- _MATERIAL PROVIDED_:
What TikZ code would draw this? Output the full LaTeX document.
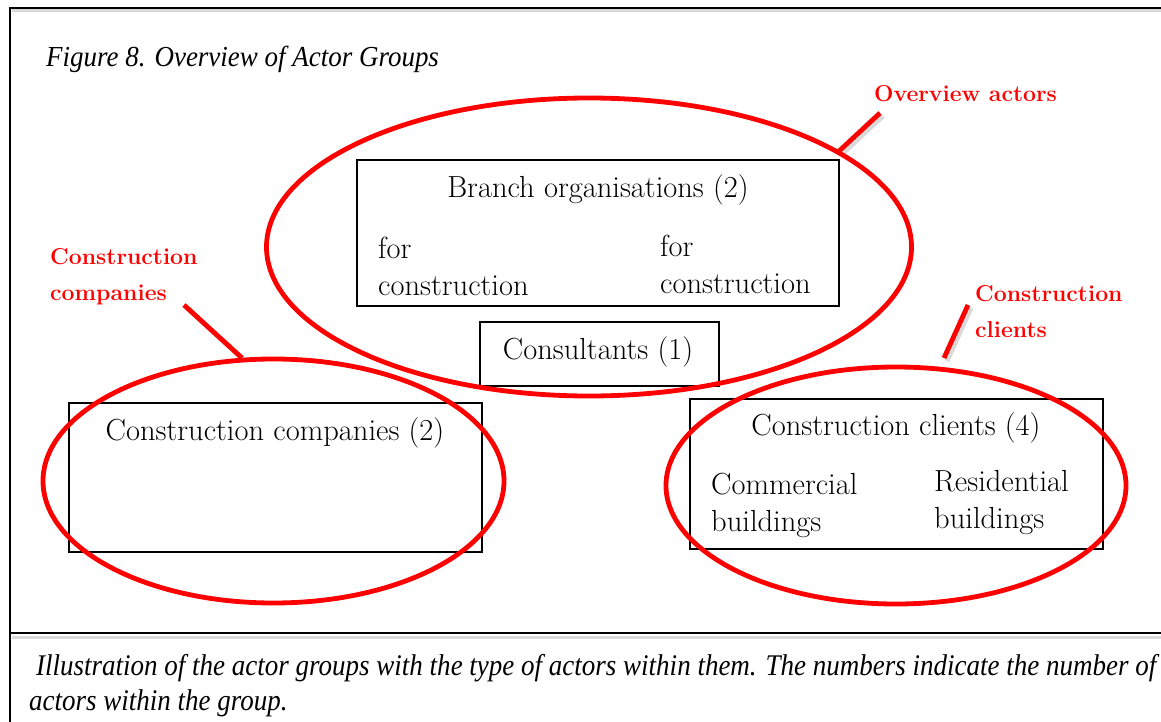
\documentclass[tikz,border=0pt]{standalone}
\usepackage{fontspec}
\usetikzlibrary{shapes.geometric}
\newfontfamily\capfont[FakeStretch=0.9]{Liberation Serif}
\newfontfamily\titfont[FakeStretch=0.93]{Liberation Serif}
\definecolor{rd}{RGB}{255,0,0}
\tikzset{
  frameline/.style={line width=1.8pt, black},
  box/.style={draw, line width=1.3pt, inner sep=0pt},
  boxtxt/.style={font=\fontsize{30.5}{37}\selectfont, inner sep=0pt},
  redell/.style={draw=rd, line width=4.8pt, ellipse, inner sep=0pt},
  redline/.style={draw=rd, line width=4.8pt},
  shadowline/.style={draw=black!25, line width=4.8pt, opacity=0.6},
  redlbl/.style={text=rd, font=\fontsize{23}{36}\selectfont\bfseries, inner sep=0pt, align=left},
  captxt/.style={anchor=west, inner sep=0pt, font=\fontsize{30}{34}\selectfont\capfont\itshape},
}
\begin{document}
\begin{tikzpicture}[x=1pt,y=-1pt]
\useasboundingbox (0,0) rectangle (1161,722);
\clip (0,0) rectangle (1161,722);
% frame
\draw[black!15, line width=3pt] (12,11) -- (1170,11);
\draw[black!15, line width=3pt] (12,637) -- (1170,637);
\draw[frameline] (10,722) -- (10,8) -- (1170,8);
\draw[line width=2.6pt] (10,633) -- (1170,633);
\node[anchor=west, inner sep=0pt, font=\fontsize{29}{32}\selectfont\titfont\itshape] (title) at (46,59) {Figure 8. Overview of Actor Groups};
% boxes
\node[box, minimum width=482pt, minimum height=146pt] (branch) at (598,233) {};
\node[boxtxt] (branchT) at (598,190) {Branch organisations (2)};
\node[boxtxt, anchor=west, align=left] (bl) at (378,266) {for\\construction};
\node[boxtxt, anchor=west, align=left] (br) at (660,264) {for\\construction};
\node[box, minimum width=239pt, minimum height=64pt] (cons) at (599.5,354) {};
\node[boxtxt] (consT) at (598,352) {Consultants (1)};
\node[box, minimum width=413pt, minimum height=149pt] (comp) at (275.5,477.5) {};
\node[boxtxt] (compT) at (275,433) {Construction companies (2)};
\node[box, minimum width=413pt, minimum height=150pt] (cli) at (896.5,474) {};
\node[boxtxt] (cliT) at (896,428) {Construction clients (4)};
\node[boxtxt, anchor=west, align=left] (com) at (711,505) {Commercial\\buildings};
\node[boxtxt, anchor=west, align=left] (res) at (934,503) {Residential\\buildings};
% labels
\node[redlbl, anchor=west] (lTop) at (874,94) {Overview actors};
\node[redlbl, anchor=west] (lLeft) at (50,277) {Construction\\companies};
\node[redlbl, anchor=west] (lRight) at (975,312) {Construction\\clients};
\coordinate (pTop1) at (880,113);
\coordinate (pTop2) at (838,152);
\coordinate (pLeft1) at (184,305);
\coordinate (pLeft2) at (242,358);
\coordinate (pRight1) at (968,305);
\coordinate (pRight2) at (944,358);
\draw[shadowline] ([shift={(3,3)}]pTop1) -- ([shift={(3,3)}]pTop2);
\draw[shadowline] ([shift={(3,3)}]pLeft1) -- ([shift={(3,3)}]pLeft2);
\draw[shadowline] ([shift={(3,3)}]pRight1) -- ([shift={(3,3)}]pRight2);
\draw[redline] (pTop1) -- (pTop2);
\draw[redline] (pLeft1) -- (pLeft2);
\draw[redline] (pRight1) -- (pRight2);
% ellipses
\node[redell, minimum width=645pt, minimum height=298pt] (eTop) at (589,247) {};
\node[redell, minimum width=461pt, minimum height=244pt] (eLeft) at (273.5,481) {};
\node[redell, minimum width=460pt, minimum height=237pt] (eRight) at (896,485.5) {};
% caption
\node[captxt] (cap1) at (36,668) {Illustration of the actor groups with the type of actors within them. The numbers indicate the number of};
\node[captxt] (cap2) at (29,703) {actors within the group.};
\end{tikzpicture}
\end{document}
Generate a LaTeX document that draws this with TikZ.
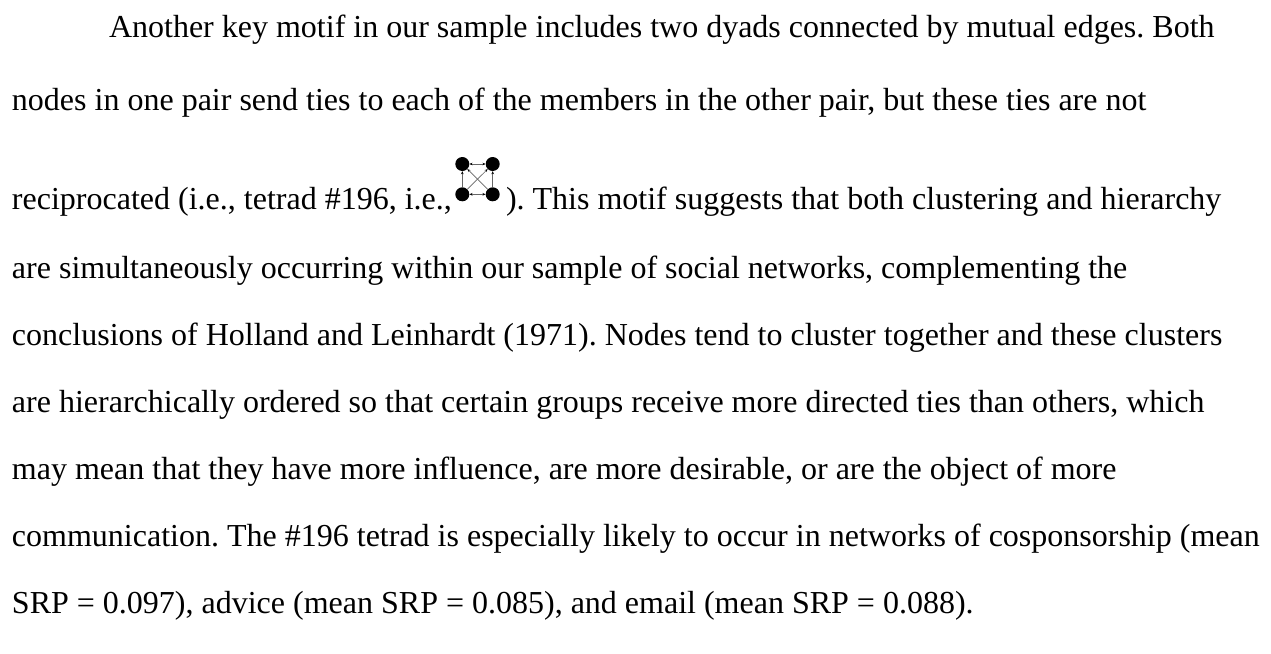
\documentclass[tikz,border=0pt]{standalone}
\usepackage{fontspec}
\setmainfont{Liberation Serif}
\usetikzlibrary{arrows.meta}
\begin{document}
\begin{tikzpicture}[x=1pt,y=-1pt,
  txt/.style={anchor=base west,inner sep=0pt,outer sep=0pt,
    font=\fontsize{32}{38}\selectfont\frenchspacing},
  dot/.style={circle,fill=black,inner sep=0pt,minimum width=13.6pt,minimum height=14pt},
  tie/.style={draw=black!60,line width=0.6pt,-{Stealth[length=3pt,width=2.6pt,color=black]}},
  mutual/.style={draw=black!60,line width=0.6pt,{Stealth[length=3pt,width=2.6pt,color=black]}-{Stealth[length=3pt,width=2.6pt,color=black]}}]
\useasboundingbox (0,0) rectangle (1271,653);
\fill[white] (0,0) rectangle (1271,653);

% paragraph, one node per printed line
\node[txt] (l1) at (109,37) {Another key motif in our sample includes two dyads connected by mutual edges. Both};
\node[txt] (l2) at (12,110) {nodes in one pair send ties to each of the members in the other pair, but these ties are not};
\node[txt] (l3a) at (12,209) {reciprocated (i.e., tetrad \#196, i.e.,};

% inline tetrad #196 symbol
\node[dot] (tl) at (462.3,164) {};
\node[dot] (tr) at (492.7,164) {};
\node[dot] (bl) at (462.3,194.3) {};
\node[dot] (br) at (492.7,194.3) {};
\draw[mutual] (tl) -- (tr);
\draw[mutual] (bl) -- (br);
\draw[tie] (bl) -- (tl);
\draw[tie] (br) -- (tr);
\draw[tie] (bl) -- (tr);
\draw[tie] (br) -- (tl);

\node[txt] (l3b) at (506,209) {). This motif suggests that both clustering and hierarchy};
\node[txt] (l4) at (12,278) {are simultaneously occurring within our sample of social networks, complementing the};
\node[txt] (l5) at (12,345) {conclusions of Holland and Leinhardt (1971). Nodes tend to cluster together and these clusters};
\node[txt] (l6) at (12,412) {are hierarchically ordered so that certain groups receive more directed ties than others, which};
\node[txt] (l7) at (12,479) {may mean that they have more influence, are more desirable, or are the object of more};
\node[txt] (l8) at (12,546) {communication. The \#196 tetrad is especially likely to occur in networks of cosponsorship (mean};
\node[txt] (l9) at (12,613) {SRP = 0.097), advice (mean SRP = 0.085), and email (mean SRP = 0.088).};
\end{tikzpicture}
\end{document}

- _GOAL_: Exclude the images and reproduce the remaining data exactly.

- _TASK RESULT_:
What TikZ code would draw this? Output the full LaTeX document.
\documentclass[tikz,border=0pt]{standalone}
\usepackage{fontspec}
\usetikzlibrary{shapes.geometric}
\newfontfamily\capfont[FakeStretch=0.9]{Liberation Serif}
\newfontfamily\titfont[FakeStretch=0.93]{Liberation Serif}
\definecolor{rd}{RGB}{255,0,0}
\tikzset{
  frameline/.style={line width=1.8pt, black},
  box/.style={draw, line width=1.3pt, inner sep=0pt},
  boxtxt/.style={font=\fontsize{30.5}{37}\selectfont, inner sep=0pt},
  redell/.style={draw=rd, line width=4.8pt, ellipse, inner sep=0pt},
  redline/.style={draw=rd, line width=4.8pt},
  shadowline/.style={draw=black!25, line width=4.8pt, opacity=0.6},
  redlbl/.style={text=rd, font=\fontsize{23}{36}\selectfont\bfseries, inner sep=0pt, align=left},
  captxt/.style={anchor=west, inner sep=0pt, font=\fontsize{30}{34}\selectfont\capfont\itshape},
}
\begin{document}
\begin{tikzpicture}[x=1pt,y=-1pt]
\useasboundingbox (0,0) rectangle (1161,722);
\clip (0,0) rectangle (1161,722);
% frame
\draw[black!15, line width=3pt] (12,11) -- (1170,11);
\draw[black!15, line width=3pt] (12,637) -- (1170,637);
\draw[frameline] (10,722) -- (10,8) -- (1170,8);
\draw[line width=2.6pt] (10,633) -- (1170,633);
\node[anchor=west, inner sep=0pt, font=\fontsize{29}{32}\selectfont\titfont\itshape] (title) at (46,59) {Figure 8. Overview of Actor Groups};
% boxes
\node[box, minimum width=482pt, minimum height=146pt] (branch) at (598,233) {};
\node[boxtxt] (branchT) at (598,190) {Branch organisations (2)};
\node[boxtxt, anchor=west, align=left] (bl) at (378,266) {for\\construction};
\node[boxtxt, anchor=west, align=left] (br) at (660,264) {for\\construction};
\node[box, minimum width=239pt, minimum height=64pt] (cons) at (599.5,354) {};
\node[boxtxt] (consT) at (598,352) {Consultants (1)};
\node[box, minimum width=413pt, minimum height=149pt] (comp) at (275.5,477.5) {};
\node[boxtxt] (compT) at (275,433) {Construction companies (2)};
\node[box, minimum width=413pt, minimum height=150pt] (cli) at (896.5,474) {};
\node[boxtxt] (cliT) at (896,428) {Construction clients (4)};
\node[boxtxt, anchor=west, align=left] (com) at (711,505) {Commercial\\buildings};
\node[boxtxt, anchor=west, align=left] (res) at (934,503) {Residential\\buildings};
% labels
\node[redlbl, anchor=west] (lTop) at (874,94) {Overview actors};
\node[redlbl, anchor=west] (lLeft) at (50,277) {Construction\\companies};
\node[redlbl, anchor=west] (lRight) at (975,312) {Construction\\clients};
\coordinate (pTop1) at (880,113);
\coordinate (pTop2) at (838,152);
\coordinate (pLeft1) at (184,305);
\coordinate (pLeft2) at (242,358);
\coordinate (pRight1) at (968,305);
\coordinate (pRight2) at (944,358);
\draw[shadowline] ([shift={(3,3)}]pTop1) -- ([shift={(3,3)}]pTop2);
\draw[shadowline] ([shift={(3,3)}]pLeft1) -- ([shift={(3,3)}]pLeft2);
\draw[shadowline] ([shift={(3,3)}]pRight1) -- ([shift={(3,3)}]pRight2);
\draw[redline] (pTop1) -- (pTop2);
\draw[redline] (pLeft1) -- (pLeft2);
\draw[redline] (pRight1) -- (pRight2);
% ellipses
\node[redell, minimum width=645pt, minimum height=298pt] (eTop) at (589,247) {};
\node[redell, minimum width=461pt, minimum height=244pt] (eLeft) at (273.5,481) {};
\node[redell, minimum width=460pt, minimum height=237pt] (eRight) at (896,485.5) {};
% caption
\node[captxt] (cap1) at (36,668) {Illustration of the actor groups with the type of actors within them. The numbers indicate the number of};
\node[captxt] (cap2) at (29,703) {actors within the group.};
\end{tikzpicture}
\end{document}
Generate a LaTeX document that draws this with TikZ.
\documentclass[tikz,border=0pt]{standalone}
\usepackage{fontspec}
\setmainfont{Liberation Serif}
\usetikzlibrary{arrows.meta}
\begin{document}
\begin{tikzpicture}[x=1pt,y=-1pt,
  txt/.style={anchor=base west,inner sep=0pt,outer sep=0pt,
    font=\fontsize{32}{38}\selectfont\frenchspacing},
  dot/.style={circle,fill=black,inner sep=0pt,minimum width=13.6pt,minimum height=14pt},
  tie/.style={draw=black!60,line width=0.6pt,-{Stealth[length=3pt,width=2.6pt,color=black]}},
  mutual/.style={draw=black!60,line width=0.6pt,{Stealth[length=3pt,width=2.6pt,color=black]}-{Stealth[length=3pt,width=2.6pt,color=black]}}]
\useasboundingbox (0,0) rectangle (1271,653);
\fill[white] (0,0) rectangle (1271,653);

% paragraph, one node per printed line
\node[txt] (l1) at (109,37) {Another key motif in our sample includes two dyads connected by mutual edges. Both};
\node[txt] (l2) at (12,110) {nodes in one pair send ties to each of the members in the other pair, but these ties are not};
\node[txt] (l3a) at (12,209) {reciprocated (i.e., tetrad \#196, i.e.,};

% inline tetrad #196 symbol
\node[dot] (tl) at (462.3,164) {};
\node[dot] (tr) at (492.7,164) {};
\node[dot] (bl) at (462.3,194.3) {};
\node[dot] (br) at (492.7,194.3) {};
\draw[mutual] (tl) -- (tr);
\draw[mutual] (bl) -- (br);
\draw[tie] (bl) -- (tl);
\draw[tie] (br) -- (tr);
\draw[tie] (bl) -- (tr);
\draw[tie] (br) -- (tl);

\node[txt] (l3b) at (506,209) {). This motif suggests that both clustering and hierarchy};
\node[txt] (l4) at (12,278) {are simultaneously occurring within our sample of social networks, complementing the};
\node[txt] (l5) at (12,345) {conclusions of Holland and Leinhardt (1971). Nodes tend to cluster together and these clusters};
\node[txt] (l6) at (12,412) {are hierarchically ordered so that certain groups receive more directed ties than others, which};
\node[txt] (l7) at (12,479) {may mean that they have more influence, are more desirable, or are the object of more};
\node[txt] (l8) at (12,546) {communication. The \#196 tetrad is especially likely to occur in networks of cosponsorship (mean};
\node[txt] (l9) at (12,613) {SRP = 0.097), advice (mean SRP = 0.085), and email (mean SRP = 0.088).};
\end{tikzpicture}
\end{document}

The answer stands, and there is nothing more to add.